> Challenge: Return the material exactly, first line through the line containing "svg.selectAll('*').remove();", and nothing more. Pictures stay out.

> Provided material:
———
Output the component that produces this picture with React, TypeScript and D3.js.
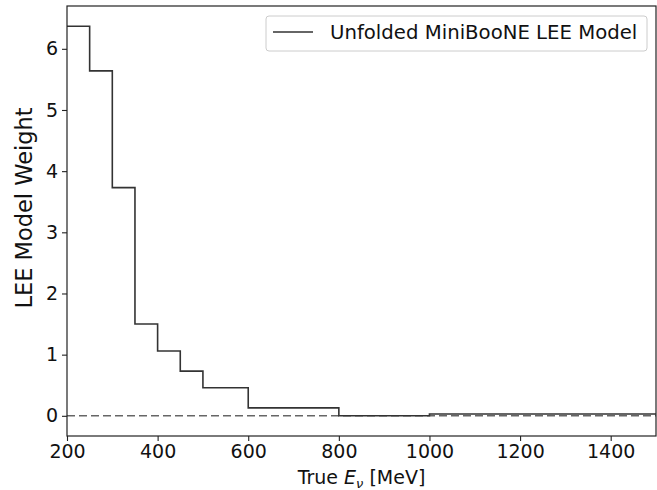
import * as d3 from 'd3';
import React, { useEffect, useRef } from 'react';

// bin edges in MeV and the weight of each bin
const binEdges = [200, 250, 300, 350, 400, 450, 500, 600, 800, 1000, 1500];
const weights = [6.37, 5.64, 3.73, 1.5, 1.06, 0.73, 0.46, 0.13, 0.0, 0.03];
const xTicks = [200, 400, 600, 800, 1000, 1200, 1400];
const yTicks = [0, 1, 2, 3, 4, 5, 6];
const legendLabel = 'Unfolded MiniBooNE LEE Model';

const width = 657;
const height = 490;
const margin = { top: 6, right: 1, bottom: 54, left: 67 };
const font = 'DejaVu Sans, sans-serif';

const App: React.FC = () => {
  const ref = useRef<SVGSVGElement | null>(null);

  useEffect(() => {
    if (!ref.current) return;
    const svg = d3.select(ref.current);
    svg.selectAll('*').remove();

    const x = d3.scaleLinear().domain([200, 1500]).range([margin.left, width - margin.right]);
    const y = d3.scaleLinear().domain([-0.33, 6.7]).range([height - margin.bottom, margin.top]);

    // zero line
    svg.append('line')
      .attr('x1', x(200)).attr('x2', x(1500))
      .attr('y1', y(0)).attr('y2', y(0))
      .attr('stroke', '#666')
      .attr('stroke-width', 1.5)
      .attr('stroke-dasharray', '8,4');

    // step histogram
    const pts: [number, number][] = binEdges.map((e, i) => [e, weights[Math.min(i, weights.length - 1)]]);
    const line = d3.line<[number, number]>()
      .x(d => x(d[0]))
      .y(d => y(d[1]))
      .curve(d3.curveStepAfter);
    svg.append('path')
      .attr('d', line(pts))
      .attr('fill', 'none')
      .attr('stroke', '#333')
      .attr('stroke-width', 1.6);

    // axes
    const xAxis = svg.append('g')
      .attr('transform', `translate(0,${height - margin.bottom})`)
      .call(d3.axisBottom(x).tickValues(xTicks).tickSize(5).tickPadding(4).tickFormat(d3.format('d')));
    const yAxis = svg.append('g')
      .attr('transform', `translate(${margin.left},0)`)
      .call(d3.axisLeft(y).tickValues(yTicks).tickSize(5).tickPadding(4).tickFormat(d3.format('d')));
    [xAxis, yAxis].forEach(g => {
      g.select('.domain').remove();
      g.selectAll('text').attr('font-family', font).attr('font-size', 19).attr('fill', '#111');
      g.selectAll('line').attr('stroke', '#222').attr('stroke-width', 1.1);
    });

    // frame
    svg.append('rect')
      .attr('x', margin.left).attr('y', margin.top)
      .attr('width', width - margin.right - margin.left)
      .attr('height', height - margin.bottom - margin.top)
      .attr('fill', 'none')
      .attr('stroke', '#222')
      .attr('stroke-width', 1.2);

    // axis labels
    const xl = svg.append('text')
      .attr('x', (margin.left + width - margin.right) / 2)
      .attr('y', 484)
      .attr('text-anchor', 'middle')
      .attr('font-family', font)
      .attr('font-size', 19)
      .attr('fill', '#111');
    xl.append('tspan').text('True ');
    xl.append('tspan').attr('font-style', 'italic').text('E');
    xl.append('tspan').attr('font-style', 'italic').attr('font-size', 13).attr('dy', 4).text('ν');
    xl.append('tspan').attr('dy', -4).text(' [MeV]');

    svg.append('text')
      .attr('transform', 'translate(32,208) rotate(-90)')
      .attr('text-anchor', 'middle')
      .attr('font-family', font)
      .attr('font-size', 22.5)
      .attr('fill', '#111')
      .text('LEE Model Weight');

    // legend
    const lg = svg.append('g').attr('transform', 'translate(266,16)');
    lg.append('rect')
      .attr('width', 381).attr('height', 35).attr('rx', 3)
      .attr('fill', 'white').attr('stroke', '#ccc').attr('stroke-width', 1);
    lg.append('line')
      .attr('x1', 7).attr('x2', 47).attr('y1', 16).attr('y2', 16)
      .attr('stroke', '#333').attr('stroke-width', 1.6);
    lg.append('text')
      .attr('x', 64).attr('y', 23)
      .attr('font-family', font).attr('font-size', 19.7).attr('fill', '#111')
      .text(legendLabel);
  }, []);

  return (
    <svg ref={ref} width={width} height={height}
      style={{ position: 'absolute', left: 0, top: 0, background: 'white' }} />
  );
};

export default App;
———
> Task response:
Output the component that produces this picture with React, TypeScript and D3.js.
import * as d3 from 'd3';
import React, { useEffect, useRef } from 'react';

// bin edges in MeV and the weight of each bin
const binEdges = [200, 250, 300, 350, 400, 450, 500, 600, 800, 1000, 1500];
const weights = [6.37, 5.64, 3.73, 1.5, 1.06, 0.73, 0.46, 0.13, 0.0, 0.03];
const xTicks = [200, 400, 600, 800, 1000, 1200, 1400];
const yTicks = [0, 1, 2, 3, 4, 5, 6];
const legendLabel = 'Unfolded MiniBooNE LEE Model';

const width = 657;
const height = 490;
const margin = { top: 6, right: 1, bottom: 54, left: 67 };
const font = 'DejaVu Sans, sans-serif';

const App: React.FC = () => {
  const ref = useRef<SVGSVGElement | null>(null);

  useEffect(() => {
    if (!ref.current) return;
    const svg = d3.select(ref.current);
    svg.selectAll('*').remove();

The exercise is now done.